Dari cerita di atas, saya percaya teman-teman sekalian pasti merasa 
tersentuh dan ingin sekali mengucapkan : " Terima kasih ibu ! " Coba 
dipikir-pikir teman, sudah berapa lamakah kita tidak menelepon ayah ibu 
kita? Sudah berapa lamakah kita tidak menghabiskan waktu kita untuk 
berbincang dengan ayah ibu kita? Di tengah-tengah aktivitas kita yang 
padat ini, kita selalu mempunyai beribu-ribu alasan untuk meninggalkan 
ayah ibu kita yang kesepian.
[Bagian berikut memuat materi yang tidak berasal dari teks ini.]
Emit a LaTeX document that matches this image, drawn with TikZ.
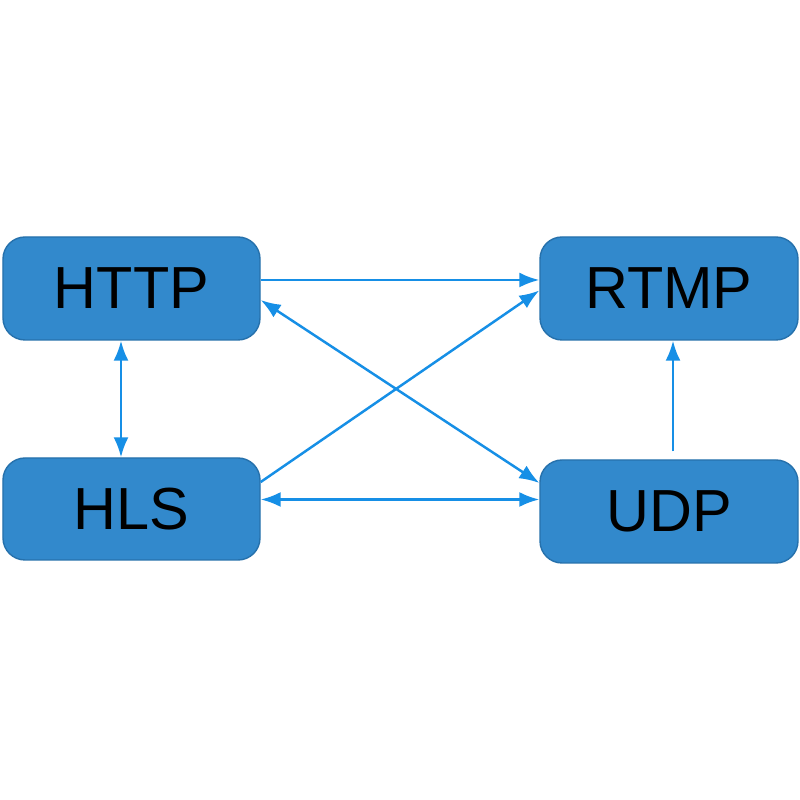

Kita selalu lupa akan ayah dan ibu yang ada
di rumah.


Jika dibandingkan dengan pacar kita, kita pasti lebih peduli dengan 
pacar kita. Buktinya, kita selalu cemas akan kabar pacar kita, cemas 
apakah dia sudah makan atau belum, cemas apakah dia bahagia bila di 
samping kita. Namun, apakah kita semua pernah mencemaskan kabar dari 
ortu kita? Cemas apakah ortu kita sudah makan atau belum? Cemas apakah 
ortu kita sudah bahagia atau belum? Apakah ini benar? Kalau ya, coba 
kita renungkan kembali lagi. Di waktu kita masih mempunyai kesempatan 
untuk membalas budi ortu kita, lakukanlah yang terbaik. Jangan sampai 
ada kata "MENYESAL" di kemudian hari`.